Synopsis: In 1848, a fanatical inventor seeks to fly around the world and stop war from his flying airship (the “Albatross”)…a cross between a zeppelin and a helicopter. Adapted from two Jules Verne novel — Master Of The World and The Conqueror.
Master of the World 6.75
eyelights: its ambition.
eyesores: its limited means.
“With the Wright Brothers’ conquest of the air, man became master of the world.”
Learning to fly is a significant step in the evolution of the human race. Being airbourne has allowed us to move people, goods and culture more easily and more rapidly. It has also given us the upper hand over any grounded opponents in armed conflicts.
‘Master of the World’ is a 1961 adventure epic based on Jules Vernes’ novels ‘Robur-le-Conquérant’ and its sequel ‘Maître du monde’. It follows the world-shaking plans of Robur, the inventor of the first airship, as he tries to rid the world of all war.
His plan: to threaten the world’s powers into submission.
The story is told from the perspective of a small group of people who investigate some anomalous environmental activity at the Great Eyrie, in the area of Morgantown, PA, and are kidnapped by Robur to prevent them from leaking his plans.
Our picture begins with a brief black and white, narrated, introduction to humanity’s quest for flight. Though it’s sometimes played for laughs, given all the wacky contraptions that were devised, it’s fascinating to see all of that creativity on display.

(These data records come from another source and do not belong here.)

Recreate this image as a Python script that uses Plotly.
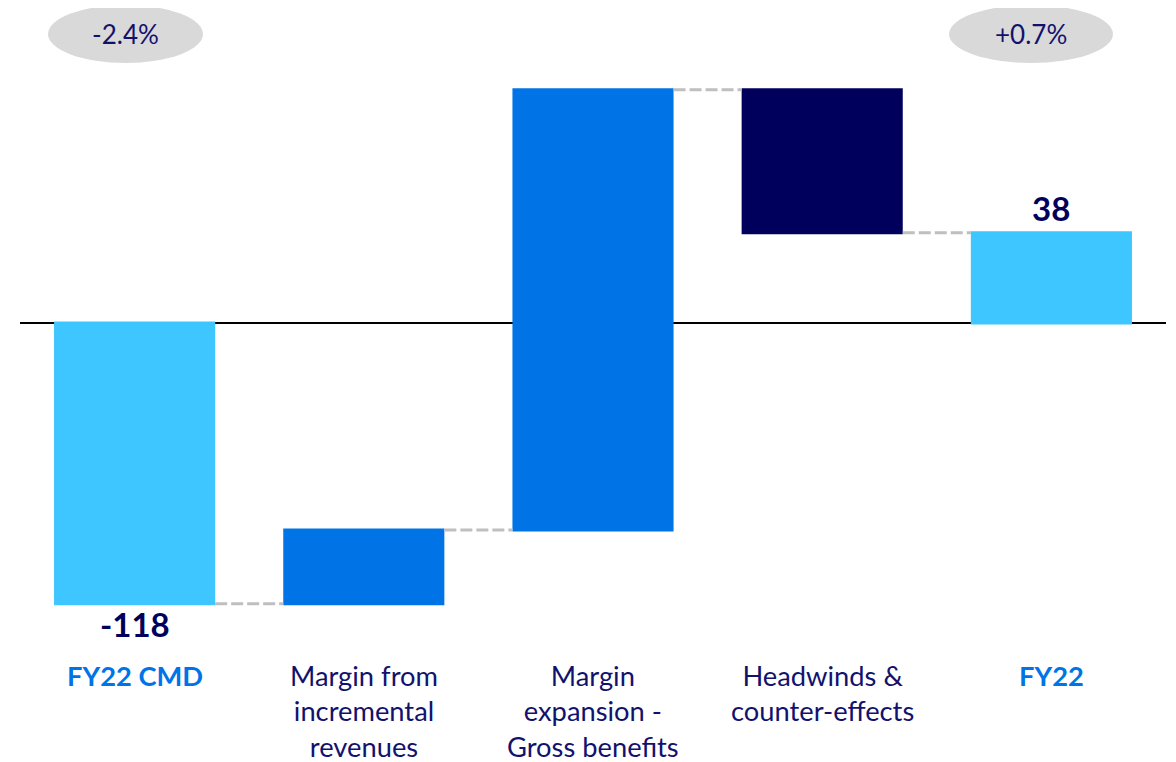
import plotly.graph_objects as go

categories = ["FY22 CMD", "Margin from incremental revenues", "Margin expansion - Gross benefits",
              "Headwinds & counter-effects", "FY22"]
tick_labels = ["FY22 CMD", "Margin from<br>incremental<br>revenues", "Margin<br>expansion -<br>Gross benefits",
               "Headwinds &<br>counter-effects", "FY22"]
values = [-118, 31, 185, -60, 38]
measures = ["absolute", "relative", "relative", "relative", "total"]
bold_cats = ["FY22 CMD", "FY22"]
pct_labels = ["-2.4%", "+0.7%"]

NAVY = "#12126E"
BLUE = "#0074E6"
LIGHT = "#3DC6FF"
DARK = "#00005C"
FONT = "Lato, Open Sans, sans-serif"

fig = go.Figure(go.Waterfall(
    x=categories, y=values, measure=measures,
    totals=dict(marker=dict(color=LIGHT)),
    increasing=dict(marker=dict(color=BLUE)),
    decreasing=dict(marker=dict(color=DARK)),
    connector=dict(mode="between", line=dict(color="#BFBFBF", width=3, dash="12px,4px")),
    width=0.703,
    textposition="none",
    hoverinfo="skip",
))

# value labels for totals
fig.add_annotation(x=categories[0], y=values[0], text="<b>%d</b>" % values[0], showarrow=False,
                   yanchor="top", yshift=2, font=dict(family=FONT, size=33, color=DARK))
fig.add_annotation(x=categories[4], y=values[4], text="<b>%d</b>" % values[4], showarrow=False,
                   yanchor="bottom", yshift=3, font=dict(family=FONT, size=33, color=DARK))

PH = 642.0  # plot height in px

# category labels
for cat, lab in zip(categories, tick_labels):
    if cat in bold_cats:
        txt = "<b>%s</b>" % lab
        col = BLUE
    else:
        txt = lab
        col = NAVY
    fig.add_annotation(x=cat, xref="x", y=-7 / PH, yref="paper", text=txt, showarrow=False,
                       xanchor="center", yanchor="top", align="center",
                       font=dict(family=FONT, size=27.3, color=col))

# grey ellipses with percentages
ell = [((40, 195), pct_labels[0]), ((941, 1105), pct_labels[1])]
for (px0, px1), t in ell:
    x0 = (px0 - 12) / 1146
    x1 = (px1 - 12) / 1146
    fig.add_shape(type="circle", xref="paper", yref="paper", x0=x0, x1=x1,
                  y0=1 - 55 / PH, y1=1 + 3 / PH, fillcolor="#D9D9D9", line=dict(width=0), layer="below")
    fig.add_annotation(xref="paper", yref="paper", x=(x0 + x1) / 2, y=1 - 26 / PH, text=t,
                       xanchor="center", yanchor="middle",
                       showarrow=False, font=dict(family=FONT, size=26, color=NAVY))

fig.update_layout(
    width=1160, height=754,
    margin=dict(l=12, r=2, t=0, b=112),
    plot_bgcolor="white", paper_bgcolor="white",
    showlegend=False,
    xaxis=dict(showticklabels=False, showgrid=False, zeroline=False, showline=False),
    yaxis=dict(range=[-137.4, 132.4], showticklabels=False, showgrid=False,
               zeroline=True, zerolinecolor="black", zerolinewidth=2, showline=False),
)

fig.write_html("out.html")
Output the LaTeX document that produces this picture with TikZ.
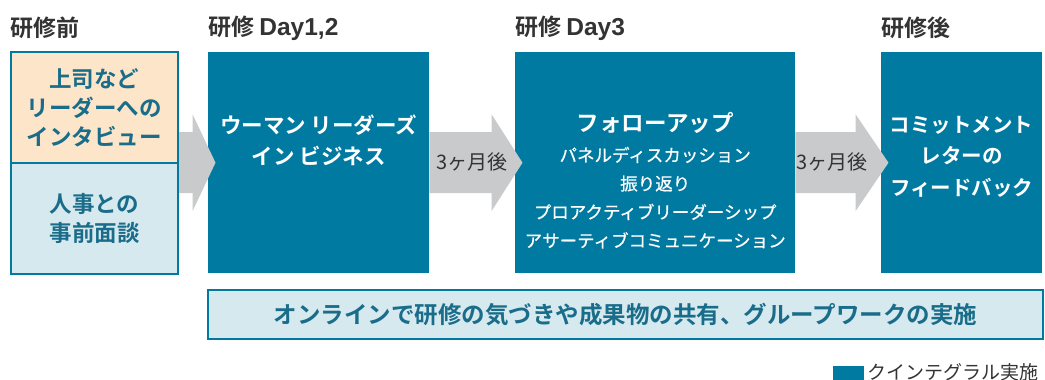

Then the picture proper takes us to Morgantown, circa 1868, featuring a hilariously poorly painted backdrop of a mountain with static clouds around it. Suddenly, the town quakes, and lights and a voice come from the mountain, scaring the locals.
It’s the first indication that American International Pictures’ attempt at making an epic adventure movie on the cheap (instead of bankrolling a luxurious production like Disney’s ‘20,000 Leagues Under the Sea’) may not provide the greatest results.
Another example is its farcical substitutions for actual flight: the actors performing in front of shaky background footage, a painful sight indeed, and the even crummier combination of Robur’s Albatross superimposed over ultra-grainy stock footage.
Thankfully, the picture’s pace is swift enough that it remains relatively entertaining throughout. And there are layers of social commentary to keep its audiences thinking, with Robur’s actions and views highlighting the responsibility and cost of war.
The cast is also pleasant enough: Vincent Price clearly relishes his role as the honourable but potentially misguided Robur, and Charles Bronson is implacable as John Strock, a government agent. Being our hero, John also gets a love interest and a rival.
The character dynamics are fairly standard for the genre, and bring nothing new to the table, but their familiarity make them easy to watch. One does get the sense, however, that no time was invested in fleshing them out, that they’re secondary to the action.
And yet the set pieces in ‘Master of the World’ come off as lackluster, impeded as they are by its production budget – which was high for American International Pictures but subpar for the genre. It probably looked pretty shoddy then. Imagine now.
But the end result is fairly decent Sunday morning or rainy day fare, the kind of movie that young families could surely enjoy killing time together with. It’s an ambitious, though cheap, adventure film that has just enough redeeming qualities to pass muster.
It may not be world-class entertainment, but it could have been.